Minuman darah dan nanah, lagi-lagi merupakan symbol dari siksa yang berlipat-ganda itu. Dalam penggambaran dunia, seorang pesakitan yang sedang menjalani hukuman juga diberi makan yang layak. Pemberian makan itu dimaksudkan agar dia dapat hidup menjalani hukuman yang sedang dia jalani. Tentu saja pemberian makanan itu sendiri bukanlah penyiksaan. Dia diberi makanan dengan tujuan agar hukuman tidak berhenti, disebabkan dia sakit atau meninggal.
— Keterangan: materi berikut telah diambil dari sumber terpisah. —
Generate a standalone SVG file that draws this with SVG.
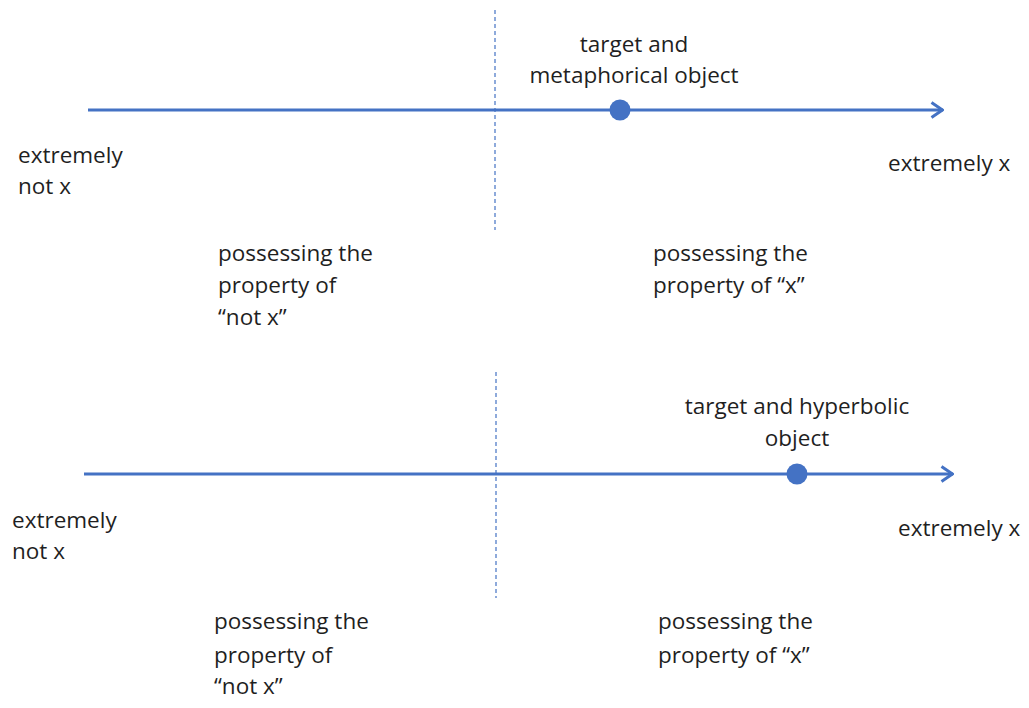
<svg xmlns="http://www.w3.org/2000/svg" width="1029" height="708" viewBox="0 0 1029 708">
<style>
text{font-family:"Open Sans","Liberation Sans",sans-serif;font-size:22.5px;fill:#1f1f1f}
.c{text-anchor:middle}
.axis{stroke:#4472C4;stroke-width:3;fill:none}
.div{stroke:#4472C4;stroke-width:1.2;stroke-dasharray:4 3;fill:none}
.dot{fill:#4472C4}
</style>
<defs>
<marker id="arr" viewBox="0 0 14 18" refX="13" refY="9" markerWidth="14" markerHeight="18" markerUnits="userSpaceOnUse" orient="auto">
<path d="M1.5,1.5 L12.5,9 L1.5,16.5" fill="none" stroke="#4472C4" stroke-width="3" stroke-linejoin="miter"/>
</marker>
</defs>
<g id="connectors">
<line class="axis" x1="88" y1="110" x2="943" y2="110" marker-end="url(#arr)"/>
<line class="div" x1="495" y1="10" x2="495" y2="230"/>
<line class="axis" x1="84" y1="474" x2="953" y2="474" marker-end="url(#arr)"/>
<line class="div" x1="496" y1="372" x2="496" y2="598"/>
</g>
<g id="top-point">
<circle class="dot" cx="620" cy="110" r="10.5"/>
<text class="c" x="634" y="52">target and</text>
<text class="c" x="634" y="83">metaphorical object</text>
</g>
<g id="top-left-end"><text x="18" y="163">extremely</text><text x="18" y="194">not x</text></g>
<g id="top-right-end"><text x="888" y="171">extremely x</text></g>
<g id="top-left-region"><text x="218" y="261">possessing the</text><text x="218" y="293">property of</text><text x="218" y="325">“not x”</text></g>
<g id="top-right-region"><text x="653" y="261">possessing the</text><text x="653" y="293">property of “x”</text></g>
<g id="bottom-point">
<circle class="dot" cx="797" cy="474" r="10.5"/>
<text class="c" x="797" y="414">target and hyperbolic</text>
<text class="c" x="797" y="446">object</text>
</g>
<g id="bottom-left-end"><text x="12" y="528">extremely</text><text x="12" y="559">not x</text></g>
<g id="bottom-right-end"><text x="898" y="536">extremely x</text></g>
<g id="bottom-left-region"><text x="214" y="629">possessing the</text><text x="214" y="663">property of</text><text x="214" y="694">“not x”</text></g>
<g id="bottom-right-region"><text x="658" y="629">possessing the</text><text x="658" y="663">property of “x”</text></g>
</svg>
Simbolisme ini pula yang digambarkan dalam siksaan nereka Jaḥīm, ya‘ni makan darah dan nanah, agar siksa dapat dia rasakan dalam kehidupan yang baqā’ di akhirat. Namun, bila di dunia pemberian makanan adalah sebagai kebahagiaan untuk menyambung hidup dan membuat hidup jadi sehat, tetapi di neraka Jaḥīm, disamping sudah disiksa dengan tangan dibelenggu dengan kobaran api yang menyala-nyala, makanan dan minumanyapun adalah siksaan, ya‘ni darah dan nanah.
AYAT 37
لَا يَأْكُلُهُ إِلَّا الْخَاطِؤُوْنَ.
“Tidak ada yang memakannya kecuali orang-orang yang berdosa.”
Makanan darah dan nanah itu hanya menjadi konsumsi orang-orang yang berdosa. Tidak ada yang memakannya kecuali orang-orang yang berdosa. Ini adalah gambaran kebalikan dari makanan dan minuman orang-orang yang berada di dalam surga. Bila orang-orang di surga disuguhi makanan dengan berbagai ragam buah-buahan yang dapat dipetik dengan tangan, karena dekatnya, maka makanan orang-orang penghuni neraka Jaḥīm adalah darah bercampur nanah.
Para pendosa yang dimaksud oleh ayat ini bukanlah pendosa pemula, tetapi orang-orang yang melakukan dosa berkali-kali dan berlarut-larut. Sehingga berbuat dosa itu sudah merupakan gaya hidupnya. Hal ini sejalan dengan kandungan yang terdapat dari kata al-khāthi’ūn yang menurut M. Quraisy Syihāb terambil dari kata al-khith’u (dengan kasrah pada huruf khā’), ya‘ni dosa. Ia berbeda dengan al-mukhthi’ūna yang terambil dari kata al-khatha’ (dengan fatḥah pada huruf khā’ yang berarti keliru). Kekeliruan terjadi karena tidak tahu, lupa, atau tidak sengaja. Sedang dosa adalah pelanggaran yang dilakukan dengan sengaja. Al-Khāthi’ūna adalah orang-orang yang dengan sengaja lagi berulang-ulang melakukan dosa sehingga dosa telah menjadi ciri kepribadiannya. Demikian kita nukil dari Quraisy Syihāb, ketika menafsirkan ayat ini.
Namun, patutlah dipertanyakan bahwa akan sulit meneliti dan membedakan apakah seseorang itu baru pertama sekali melakukan dosa atau sebenarnya sudah berulang kali melakukannya. Seperti seorang pencuri, ketika tertangkap sedang mencuri, maka ia akan mengaku bahwa ia mencuri baru pertama kali. Padahal sebenarnya sudah berkali-kali mencuri. Oleh sebab itu, benar bahwa siksa dan dosa yang diberikan kepada yang tersiksa itu, adalah orang-orang yang sudah terbisa berdosa. Tetapi dalam konteks Raḥmān dan Raḥīm-Nya, Allah s.w.t., Pemahaman tentang orang yang sudah biasa melakukan dosa, merupakan peringatan bagi manusia.